→ **Problem description**
Write out the material exactly, with the pictures left out.

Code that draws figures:
--------------------------------------------------

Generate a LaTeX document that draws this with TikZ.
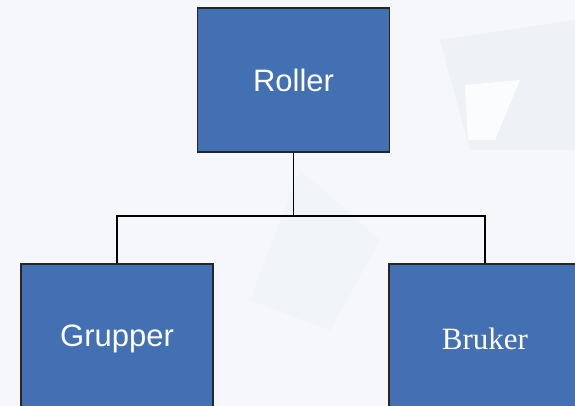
\documentclass[tikz,border=0pt]{standalone}
\usepackage{fontspec}
\setmainfont{Liberation Sans}
\newfontfamily\serifrm{Liberation Serif}
\usepackage{xcolor}
\usetikzlibrary{positioning}

\definecolor{boxblue}{HTML}{4270B2}
\definecolor{bgpale}{HTML}{F5F7FA}
\definecolor{bgshard}{HTML}{EEF1F5}

\tikzset{
	rolebox/.style={rectangle, draw=black!85, line width=1.4pt, fill=boxblue,
		minimum width=192pt, minimum height=144pt, inner sep=0pt,
		text=white, font=\fontsize{31}{37}\selectfont},
	lowbox/.style={rolebox, minimum height=150pt},
	link/.style={draw=black, line width=1.4pt}
}

\begin{document}
\begin{tikzpicture}[x=1pt, y=1pt]
		% page and background
		\useasboundingbox (0,0) rectangle (575,-406);
		\clip (0,0) rectangle (575,-406);
		\fill[bgpale] (0,0) rectangle (575,-406);
		\fill[bgshard] (440,-40) -- (575,-20) -- (575,-150) -- (470,-150) -- cycle;
		\fill[white!60!bgpale] (465,-85) -- (520,-80) -- (495,-140) -- (468,-140) -- cycle;
		\fill[bgshard!40!bgpale] (300,-170) -- (380,-240) -- (330,-330) -- (250,-300) -- cycle;

		\node[rolebox] (roller) at (293.5,-80) {Roller};
		\node[lowbox] (grupper) at (117,-339) {Grupper};
		\node[lowbox, font=\serifrm\fontsize{31}{37}\selectfont] (bruker) at (485,-339) {Bruker};

		\coordinate (fork) at (293.5,-216);

		\draw[link] (roller.south) -- (fork);
		\draw[link] (grupper.north) |- (fork) -| (bruker.north);
\end{tikzpicture}
\end{document}
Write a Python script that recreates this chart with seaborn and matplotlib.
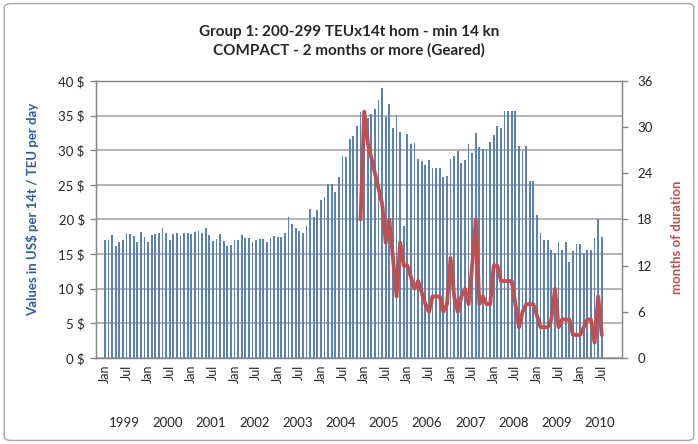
import numpy as np
import pandas as pd
import matplotlib.pyplot as plt
import seaborn as sns
from matplotlib.patches import FancyBboxPatch

sns.set_style("white")
plt.rcParams['font.family'] = ['Lato', 'DejaVu Sans']

# monthly charter rate, Jan 1999 - Jul 2010 (US$ per 14t / TEU per day)
rates = [
    17.0, 17.1, 17.7, 16.2, 16.8, 17.1, 18.0, 17.9, 17.6, 16.8, 18.2, 17.4,   # 1999
    16.7, 17.7, 17.9, 18.0, 18.7, 18.1, 17.0, 17.9, 18.1, 17.6, 18.0, 18.0,   # 2000
    17.9, 18.2, 18.3, 18.0, 18.7, 17.7, 16.9, 17.2, 17.9, 16.9, 16.2, 16.3,   # 2001
    17.0, 17.0, 17.8, 17.3, 17.3, 16.8, 17.0, 17.25, 17.25, 16.8, 17.3, 17.6, # 2002
    17.5, 17.5, 18.0, 20.3, 19.4, 18.7, 18.3, 18.1, 19.0, 21.5, 20.4, 21.35,  # 2003
    22.8, 23.2, 25.1, 25.1, 23.9, 26.1, 29.2, 29.0, 31.6, 32.1, 33.5, 35.5,   # 2004
    35.6, 34.6, 35.3, 35.9, 37.25, 39.0, 34.8, 36.7, 33.25, 35.1, 32.6, 19.0, # 2005
    32.3, 30.9, 31.0, 28.7, 28.5, 27.8, 28.6, 27.5, 27.5, 27.5, 26.2, 26.3,   # 2006
    28.8, 29.2, 29.9, 28.1, 28.6, 30.9, 29.6, 32.5, 30.4, 30.2, 30.2, 31.2,   # 2007
    32.2, 33.5, 33.25, 35.7, 35.7, 35.7, 35.7, 30.6, 29.9, 30.6, 25.5, 25.5,  # 2008
    20.7, 18.1, 17.1, 17.1, 15.6, 15.2, 16.8, 15.6, 16.8, 13.8, 15.5, 16.5,   # 2009
    16.5, 15.1, 15.6, 15.6, 17.3, 20.1, 17.4,                                 # 2010
]

# months of duration, Dec 2004 - Jul 2010
duration_start = '2004-12'
duration = [
    18,
    32, 28, 26, 24, 22, 20, 15, 18, 13, 8, 15, 12,
    12, 10.5, 9, 10, 8.5, 7, 6, 8, 8, 8, 6, 7,
    13, 8, 6, 8, 9, 7, 12, 18, 7, 8, 7, 7,
    12, 12, 10, 10, 10, 10, 7, 4, 6, 7, 7, 7,
    5.5, 4, 4, 4, 5, 9, 4, 5, 5, 5, 3, 3,
    3, 4, 5, 5, 2, 8, 3,
]

years = list(range(1999, 2011))
half_year_labels = ['Jan', 'Jul']

bar_color = '#4F81BD'
line_color = '#C0504D'
label_blue = '#2E5C9E'
grid_color = '#A0A0A0'

df = pd.DataFrame({'month': pd.date_range('1999-01', periods=len(rates), freq='MS'),
                   'rate': rates})
df['i'] = np.arange(len(df))
dur = pd.DataFrame({'month': pd.date_range(duration_start, periods=len(duration), freq='MS'),
                    'months': duration})
dur = dur.merge(df[['month', 'i']], on='month')

fig = plt.figure(figsize=(6.98, 4.44), dpi=100)
ax = fig.add_axes([0.1375, 0.1937, 0.891 - 0.1375, 0.8176 - 0.1937])

sns.barplot(data=df, x='i', y='rate', color=bar_color, width=0.5,
            native_scale=True, ax=ax, zorder=3, linewidth=0)

ax.set_ylim(0, 40)
ax.set_yticks(np.arange(0, 41, 5))
ax.set_yticklabels([f'{v} $' for v in range(0, 41, 5)], fontsize=9.5)
ax.grid(axis='y', color=grid_color, lw=1.1, zorder=0)
ax.set_axisbelow(True)

# Jan / Jul ticks
tick_pos = np.arange(0, len(rates), 6)
ax.set_xticks(tick_pos)
ax.set_xticklabels([half_year_labels[k % 2] for k in range(len(tick_pos))],
                   rotation=90, fontsize=9)
ax.set_xlim(-2.5, 143.6)
ax.set_xlabel('')
ax.set_ylabel('')
ax.tick_params(axis='x', length=0, pad=5)
ax.tick_params(axis='y', length=4, width=1, color='#888888', direction='out', pad=4, left=True)

for s in ['left', 'bottom', 'right', 'top']:
    ax.spines[s].set_color('#888888')
    ax.spines[s].set_linewidth(1)

# year labels under the month labels
for y in years:
    ax.text((y - 1999) * 12 + 5.5, -0.235, str(y), transform=ax.get_xaxis_transform(),
            ha='center', va='center', fontsize=9.5)

ax2 = ax.twinx()
sns.lineplot(data=dur, x='i', y='months', color=line_color, lw=2.8, ax=ax2,
             zorder=4)
ax2.set_ylim(0, 36)
ax2.set_yticks(np.arange(0, 37, 6))
ax2.set_yticklabels([str(v) for v in range(0, 37, 6)], fontsize=9.5)
ax2.set_ylabel('')
ax2.tick_params(axis='y', length=4, width=1, color='#888888', direction='out', pad=7)
for s in ['left', 'bottom', 'right', 'top']:
    ax2.spines[s].set_color('#888888')
ax2.set_xlim(-2.5, 143.6)

fig.text(0.5, 0.907, 'Group 1: 200-299 TEUx14t hom - min 14 kn\nCOMPACT - 2 months or more (Geared)',
         ha='center', va='center', fontsize=11, fontweight='bold', linespacing=1.4)
fig.text(0.047, 0.529, 'Values in US$ per 14t / TEU per day', rotation=90,
         ha='center', va='center', fontsize=9.5, fontweight='bold', color=label_blue)
fig.text(0.970, 0.466, 'months of duration', rotation=90,
         ha='center', va='center', fontsize=9.5, fontweight='bold', color=line_color)

fig.patches.append(FancyBboxPatch((0.006, 0.008), 0.988, 0.984,
                                  boxstyle='round,pad=0,rounding_size=0.01',
                                  transform=fig.transFigure, fill=False,
                                  edgecolor='#A6A6A6', lw=1))

fig.savefig('out.png', dpi=100)
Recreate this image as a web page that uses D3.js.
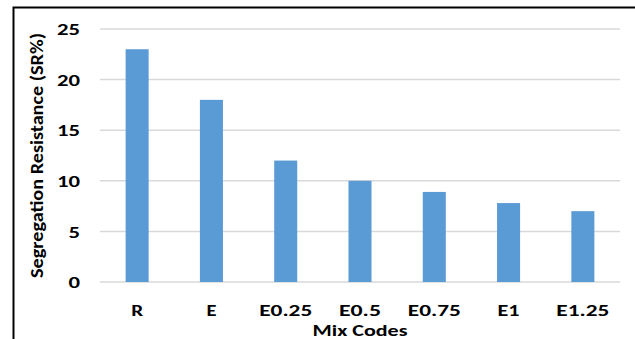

--------------------------------------------------

→ **Written solution**
Generate a LaTeX document that draws this with TikZ.
\documentclass[tikz,border=0pt]{standalone}
\usepackage{fontspec}
\setmainfont{Liberation Sans}
\newfontfamily\serifrm{Liberation Serif}
\usepackage{xcolor}
\usetikzlibrary{positioning}

\definecolor{boxblue}{HTML}{4270B2}
\definecolor{bgpale}{HTML}{F5F7FA}
\definecolor{bgshard}{HTML}{EEF1F5}

\tikzset{
	rolebox/.style={rectangle, draw=black!85, line width=1.4pt, fill=boxblue,
		minimum width=192pt, minimum height=144pt, inner sep=0pt,
		text=white, font=\fontsize{31}{37}\selectfont},
	lowbox/.style={rolebox, minimum height=150pt},
	link/.style={draw=black, line width=1.4pt}
}

\begin{document}
\begin{tikzpicture}[x=1pt, y=1pt]
		% page and background
		\useasboundingbox (0,0) rectangle (575,-406);
		\clip (0,0) rectangle (575,-406);
		\fill[bgpale] (0,0) rectangle (575,-406);
		\fill[bgshard] (440,-40) -- (575,-20) -- (575,-150) -- (470,-150) -- cycle;
		\fill[white!60!bgpale] (465,-85) -- (520,-80) -- (495,-140) -- (468,-140) -- cycle;
		\fill[bgshard!40!bgpale] (300,-170) -- (380,-240) -- (330,-330) -- (250,-300) -- cycle;

		\node[rolebox] (roller) at (293.5,-80) {Roller};
		\node[lowbox] (grupper) at (117,-339) {Grupper};
		\node[lowbox, font=\serifrm\fontsize{31}{37}\selectfont] (bruker) at (485,-339) {Bruker};

		\coordinate (fork) at (293.5,-216);

		\draw[link] (roller.south) -- (fork);
		\draw[link] (grupper.north) |- (fork) -| (bruker.north);
\end{tikzpicture}
\end{document}
Write a Python script that recreates this chart with seaborn and matplotlib.
import numpy as np
import pandas as pd
import matplotlib.pyplot as plt
import seaborn as sns
from matplotlib.patches import FancyBboxPatch

sns.set_style("white")
plt.rcParams['font.family'] = ['Lato', 'DejaVu Sans']

# monthly charter rate, Jan 1999 - Jul 2010 (US$ per 14t / TEU per day)
rates = [
    17.0, 17.1, 17.7, 16.2, 16.8, 17.1, 18.0, 17.9, 17.6, 16.8, 18.2, 17.4,   # 1999
    16.7, 17.7, 17.9, 18.0, 18.7, 18.1, 17.0, 17.9, 18.1, 17.6, 18.0, 18.0,   # 2000
    17.9, 18.2, 18.3, 18.0, 18.7, 17.7, 16.9, 17.2, 17.9, 16.9, 16.2, 16.3,   # 2001
    17.0, 17.0, 17.8, 17.3, 17.3, 16.8, 17.0, 17.25, 17.25, 16.8, 17.3, 17.6, # 2002
    17.5, 17.5, 18.0, 20.3, 19.4, 18.7, 18.3, 18.1, 19.0, 21.5, 20.4, 21.35,  # 2003
    22.8, 23.2, 25.1, 25.1, 23.9, 26.1, 29.2, 29.0, 31.6, 32.1, 33.5, 35.5,   # 2004
    35.6, 34.6, 35.3, 35.9, 37.25, 39.0, 34.8, 36.7, 33.25, 35.1, 32.6, 19.0, # 2005
    32.3, 30.9, 31.0, 28.7, 28.5, 27.8, 28.6, 27.5, 27.5, 27.5, 26.2, 26.3,   # 2006
    28.8, 29.2, 29.9, 28.1, 28.6, 30.9, 29.6, 32.5, 30.4, 30.2, 30.2, 31.2,   # 2007
    32.2, 33.5, 33.25, 35.7, 35.7, 35.7, 35.7, 30.6, 29.9, 30.6, 25.5, 25.5,  # 2008
    20.7, 18.1, 17.1, 17.1, 15.6, 15.2, 16.8, 15.6, 16.8, 13.8, 15.5, 16.5,   # 2009
    16.5, 15.1, 15.6, 15.6, 17.3, 20.1, 17.4,                                 # 2010
]

# months of duration, Dec 2004 - Jul 2010
duration_start = '2004-12'
duration = [
    18,
    32, 28, 26, 24, 22, 20, 15, 18, 13, 8, 15, 12,
    12, 10.5, 9, 10, 8.5, 7, 6, 8, 8, 8, 6, 7,
    13, 8, 6, 8, 9, 7, 12, 18, 7, 8, 7, 7,
    12, 12, 10, 10, 10, 10, 7, 4, 6, 7, 7, 7,
    5.5, 4, 4, 4, 5, 9, 4, 5, 5, 5, 3, 3,
    3, 4, 5, 5, 2, 8, 3,
]

years = list(range(1999, 2011))
half_year_labels = ['Jan', 'Jul']

bar_color = '#4F81BD'
line_color = '#C0504D'
label_blue = '#2E5C9E'
grid_color = '#A0A0A0'

df = pd.DataFrame({'month': pd.date_range('1999-01', periods=len(rates), freq='MS'),
                   'rate': rates})
df['i'] = np.arange(len(df))
dur = pd.DataFrame({'month': pd.date_range(duration_start, periods=len(duration), freq='MS'),
                    'months': duration})
dur = dur.merge(df[['month', 'i']], on='month')

fig = plt.figure(figsize=(6.98, 4.44), dpi=100)
ax = fig.add_axes([0.1375, 0.1937, 0.891 - 0.1375, 0.8176 - 0.1937])

sns.barplot(data=df, x='i', y='rate', color=bar_color, width=0.5,
            native_scale=True, ax=ax, zorder=3, linewidth=0)

ax.set_ylim(0, 40)
ax.set_yticks(np.arange(0, 41, 5))
ax.set_yticklabels([f'{v} $' for v in range(0, 41, 5)], fontsize=9.5)
ax.grid(axis='y', color=grid_color, lw=1.1, zorder=0)
ax.set_axisbelow(True)

# Jan / Jul ticks
tick_pos = np.arange(0, len(rates), 6)
ax.set_xticks(tick_pos)
ax.set_xticklabels([half_year_labels[k % 2] for k in range(len(tick_pos))],
                   rotation=90, fontsize=9)
ax.set_xlim(-2.5, 143.6)
ax.set_xlabel('')
ax.set_ylabel('')
ax.tick_params(axis='x', length=0, pad=5)
ax.tick_params(axis='y', length=4, width=1, color='#888888', direction='out', pad=4, left=True)

for s in ['left', 'bottom', 'right', 'top']:
    ax.spines[s].set_color('#888888')
    ax.spines[s].set_linewidth(1)

# year labels under the month labels
for y in years:
    ax.text((y - 1999) * 12 + 5.5, -0.235, str(y), transform=ax.get_xaxis_transform(),
            ha='center', va='center', fontsize=9.5)

ax2 = ax.twinx()
sns.lineplot(data=dur, x='i', y='months', color=line_color, lw=2.8, ax=ax2,
             zorder=4)
ax2.set_ylim(0, 36)
ax2.set_yticks(np.arange(0, 37, 6))
ax2.set_yticklabels([str(v) for v in range(0, 37, 6)], fontsize=9.5)
ax2.set_ylabel('')
ax2.tick_params(axis='y', length=4, width=1, color='#888888', direction='out', pad=7)
for s in ['left', 'bottom', 'right', 'top']:
    ax2.spines[s].set_color('#888888')
ax2.set_xlim(-2.5, 143.6)

fig.text(0.5, 0.907, 'Group 1: 200-299 TEUx14t hom - min 14 kn\nCOMPACT - 2 months or more (Geared)',
         ha='center', va='center', fontsize=11, fontweight='bold', linespacing=1.4)
fig.text(0.047, 0.529, 'Values in US$ per 14t / TEU per day', rotation=90,
         ha='center', va='center', fontsize=9.5, fontweight='bold', color=label_blue)
fig.text(0.970, 0.466, 'months of duration', rotation=90,
         ha='center', va='center', fontsize=9.5, fontweight='bold', color=line_color)

fig.patches.append(FancyBboxPatch((0.006, 0.008), 0.988, 0.984,
                                  boxstyle='round,pad=0,rounding_size=0.01',
                                  transform=fig.transFigure, fill=False,
                                  edgecolor='#A6A6A6', lw=1))

fig.savefig('out.png', dpi=100)
Recreate this image as a web page that uses D3.js.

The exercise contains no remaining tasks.